> **TASK TO CARRY OUT**:
Retype nothing but the lines from the start of the material up to and including the line with "H21 A13,13 0". Pictures don't belong in the copy.
☆ ☆ ☆
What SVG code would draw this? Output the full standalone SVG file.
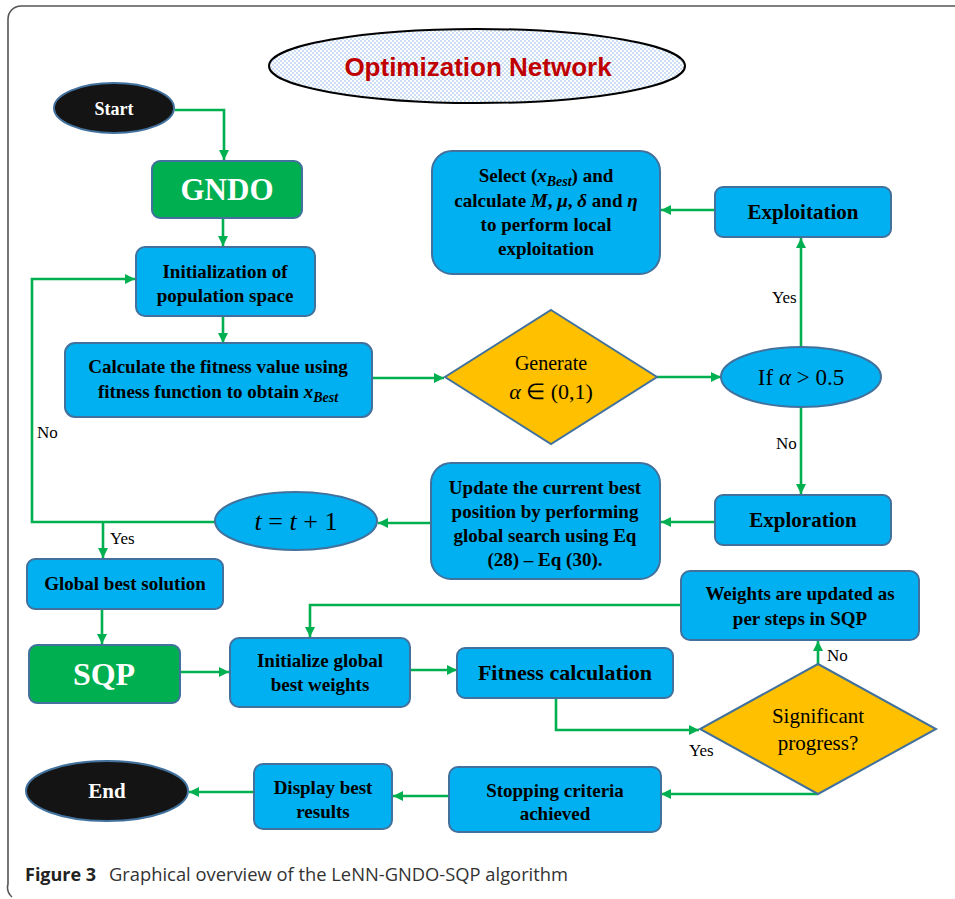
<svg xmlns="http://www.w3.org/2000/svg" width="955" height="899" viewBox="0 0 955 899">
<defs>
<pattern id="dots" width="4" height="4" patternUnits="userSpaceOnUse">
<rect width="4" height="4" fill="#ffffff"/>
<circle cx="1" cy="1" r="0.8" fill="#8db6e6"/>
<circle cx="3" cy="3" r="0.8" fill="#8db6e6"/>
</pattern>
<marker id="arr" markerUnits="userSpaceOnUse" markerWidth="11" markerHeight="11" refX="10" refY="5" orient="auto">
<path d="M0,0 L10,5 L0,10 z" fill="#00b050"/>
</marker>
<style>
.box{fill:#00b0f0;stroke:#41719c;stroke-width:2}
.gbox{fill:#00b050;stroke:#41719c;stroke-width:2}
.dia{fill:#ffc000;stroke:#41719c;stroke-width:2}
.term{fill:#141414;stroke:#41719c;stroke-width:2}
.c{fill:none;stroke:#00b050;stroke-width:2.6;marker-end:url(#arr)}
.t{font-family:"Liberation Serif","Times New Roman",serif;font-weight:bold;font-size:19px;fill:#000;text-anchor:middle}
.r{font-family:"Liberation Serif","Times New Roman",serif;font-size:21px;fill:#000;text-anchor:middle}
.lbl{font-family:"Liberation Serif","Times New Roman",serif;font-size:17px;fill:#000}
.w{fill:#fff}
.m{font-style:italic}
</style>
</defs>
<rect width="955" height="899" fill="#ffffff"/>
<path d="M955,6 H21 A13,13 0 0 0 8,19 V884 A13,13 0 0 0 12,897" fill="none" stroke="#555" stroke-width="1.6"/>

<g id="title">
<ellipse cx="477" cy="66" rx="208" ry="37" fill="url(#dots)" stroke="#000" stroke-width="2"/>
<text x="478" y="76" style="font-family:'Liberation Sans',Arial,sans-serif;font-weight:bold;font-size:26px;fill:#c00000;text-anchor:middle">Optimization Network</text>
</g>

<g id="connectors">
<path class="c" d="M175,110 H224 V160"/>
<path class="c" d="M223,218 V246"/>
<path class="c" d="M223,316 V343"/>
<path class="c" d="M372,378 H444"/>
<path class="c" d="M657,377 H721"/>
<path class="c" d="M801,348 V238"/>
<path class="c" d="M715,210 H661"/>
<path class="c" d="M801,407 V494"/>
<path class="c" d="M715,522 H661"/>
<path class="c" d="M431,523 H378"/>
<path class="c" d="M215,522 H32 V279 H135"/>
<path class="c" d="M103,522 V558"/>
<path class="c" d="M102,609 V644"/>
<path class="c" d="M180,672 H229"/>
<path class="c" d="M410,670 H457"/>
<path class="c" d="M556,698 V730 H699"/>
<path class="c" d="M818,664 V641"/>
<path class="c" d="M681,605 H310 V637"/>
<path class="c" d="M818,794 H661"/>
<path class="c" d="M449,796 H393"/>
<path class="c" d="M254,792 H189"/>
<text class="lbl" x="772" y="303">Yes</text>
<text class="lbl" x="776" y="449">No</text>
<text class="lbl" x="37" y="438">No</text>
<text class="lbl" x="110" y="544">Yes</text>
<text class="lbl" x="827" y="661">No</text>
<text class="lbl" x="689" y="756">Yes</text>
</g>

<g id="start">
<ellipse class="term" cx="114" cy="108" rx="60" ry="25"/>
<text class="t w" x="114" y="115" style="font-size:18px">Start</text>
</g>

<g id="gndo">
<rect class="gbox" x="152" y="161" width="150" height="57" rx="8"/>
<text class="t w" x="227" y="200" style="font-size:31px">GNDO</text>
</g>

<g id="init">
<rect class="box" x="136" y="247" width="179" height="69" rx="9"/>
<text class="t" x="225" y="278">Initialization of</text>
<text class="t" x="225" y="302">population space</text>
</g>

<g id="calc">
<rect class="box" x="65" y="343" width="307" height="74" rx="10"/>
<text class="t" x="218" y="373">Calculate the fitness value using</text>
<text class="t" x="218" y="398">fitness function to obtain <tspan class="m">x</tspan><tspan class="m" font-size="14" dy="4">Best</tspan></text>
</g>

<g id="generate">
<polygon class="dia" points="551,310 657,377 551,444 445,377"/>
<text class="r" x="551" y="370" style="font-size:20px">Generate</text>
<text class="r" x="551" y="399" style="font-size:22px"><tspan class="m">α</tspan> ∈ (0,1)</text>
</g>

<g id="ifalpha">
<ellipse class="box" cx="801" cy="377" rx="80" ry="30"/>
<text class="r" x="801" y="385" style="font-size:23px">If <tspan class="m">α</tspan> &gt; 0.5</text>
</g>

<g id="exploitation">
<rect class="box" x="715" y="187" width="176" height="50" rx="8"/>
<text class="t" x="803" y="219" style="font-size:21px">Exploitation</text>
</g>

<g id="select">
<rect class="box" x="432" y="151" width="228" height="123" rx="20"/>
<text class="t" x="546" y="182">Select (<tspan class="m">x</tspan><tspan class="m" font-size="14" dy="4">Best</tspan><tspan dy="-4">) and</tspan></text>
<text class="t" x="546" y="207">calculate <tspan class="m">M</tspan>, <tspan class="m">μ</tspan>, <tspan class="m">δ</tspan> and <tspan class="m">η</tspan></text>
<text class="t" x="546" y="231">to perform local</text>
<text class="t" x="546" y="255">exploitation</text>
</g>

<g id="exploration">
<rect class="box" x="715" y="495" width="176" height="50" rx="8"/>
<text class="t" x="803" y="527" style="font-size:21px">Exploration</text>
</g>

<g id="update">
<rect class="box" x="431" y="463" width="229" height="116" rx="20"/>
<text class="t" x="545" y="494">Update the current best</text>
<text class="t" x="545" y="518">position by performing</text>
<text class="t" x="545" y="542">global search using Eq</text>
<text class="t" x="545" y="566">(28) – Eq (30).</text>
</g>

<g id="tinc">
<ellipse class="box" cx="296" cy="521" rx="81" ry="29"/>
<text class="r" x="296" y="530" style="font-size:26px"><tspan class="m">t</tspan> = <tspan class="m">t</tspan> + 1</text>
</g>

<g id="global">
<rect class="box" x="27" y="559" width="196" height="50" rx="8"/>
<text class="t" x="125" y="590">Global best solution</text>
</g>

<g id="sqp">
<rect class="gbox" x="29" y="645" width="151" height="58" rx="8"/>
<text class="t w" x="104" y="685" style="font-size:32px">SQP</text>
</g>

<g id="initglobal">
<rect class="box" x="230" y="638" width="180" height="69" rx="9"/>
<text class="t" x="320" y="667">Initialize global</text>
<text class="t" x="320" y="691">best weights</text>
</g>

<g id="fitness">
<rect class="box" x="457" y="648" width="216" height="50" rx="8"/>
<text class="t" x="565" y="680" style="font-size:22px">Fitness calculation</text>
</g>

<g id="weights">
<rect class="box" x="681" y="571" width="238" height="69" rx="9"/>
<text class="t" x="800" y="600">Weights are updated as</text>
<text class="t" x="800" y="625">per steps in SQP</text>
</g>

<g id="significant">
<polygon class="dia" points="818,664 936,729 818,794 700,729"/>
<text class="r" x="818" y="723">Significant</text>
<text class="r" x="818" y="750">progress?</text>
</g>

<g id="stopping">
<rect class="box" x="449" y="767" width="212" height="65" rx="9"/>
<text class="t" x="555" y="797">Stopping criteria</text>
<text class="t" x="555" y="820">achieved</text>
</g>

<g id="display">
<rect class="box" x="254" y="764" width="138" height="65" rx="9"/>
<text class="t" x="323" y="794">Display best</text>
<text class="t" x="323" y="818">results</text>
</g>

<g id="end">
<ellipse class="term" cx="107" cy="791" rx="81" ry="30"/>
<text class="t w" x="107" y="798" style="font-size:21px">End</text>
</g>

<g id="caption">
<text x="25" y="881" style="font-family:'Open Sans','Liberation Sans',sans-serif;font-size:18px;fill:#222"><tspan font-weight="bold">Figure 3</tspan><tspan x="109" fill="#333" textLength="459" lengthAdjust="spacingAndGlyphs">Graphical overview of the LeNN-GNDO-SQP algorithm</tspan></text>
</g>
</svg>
☆ ☆ ☆
> **FINISHED TASK**:
What SVG code would draw this? Output the full standalone SVG file.
<svg xmlns="http://www.w3.org/2000/svg" width="955" height="899" viewBox="0 0 955 899">
<defs>
<pattern id="dots" width="4" height="4" patternUnits="userSpaceOnUse">
<rect width="4" height="4" fill="#ffffff"/>
<circle cx="1" cy="1" r="0.8" fill="#8db6e6"/>
<circle cx="3" cy="3" r="0.8" fill="#8db6e6"/>
</pattern>
<marker id="arr" markerUnits="userSpaceOnUse" markerWidth="11" markerHeight="11" refX="10" refY="5" orient="auto">
<path d="M0,0 L10,5 L0,10 z" fill="#00b050"/>
</marker>
<style>
.box{fill:#00b0f0;stroke:#41719c;stroke-width:2}
.gbox{fill:#00b050;stroke:#41719c;stroke-width:2}
.dia{fill:#ffc000;stroke:#41719c;stroke-width:2}
.term{fill:#141414;stroke:#41719c;stroke-width:2}
.c{fill:none;stroke:#00b050;stroke-width:2.6;marker-end:url(#arr)}
.t{font-family:"Liberation Serif","Times New Roman",serif;font-weight:bold;font-size:19px;fill:#000;text-anchor:middle}
.r{font-family:"Liberation Serif","Times New Roman",serif;font-size:21px;fill:#000;text-anchor:middle}
.lbl{font-family:"Liberation Serif","Times New Roman",serif;font-size:17px;fill:#000}
.w{fill:#fff}
.m{font-style:italic}
</style>
</defs>
<rect width="955" height="899" fill="#ffffff"/>
<path d="M955,6 H21 A13,13 0 0 0 8,19 V884 A13,13 0 0 0 12,897" fill="none" stroke="#555" stroke-width="1.6"/>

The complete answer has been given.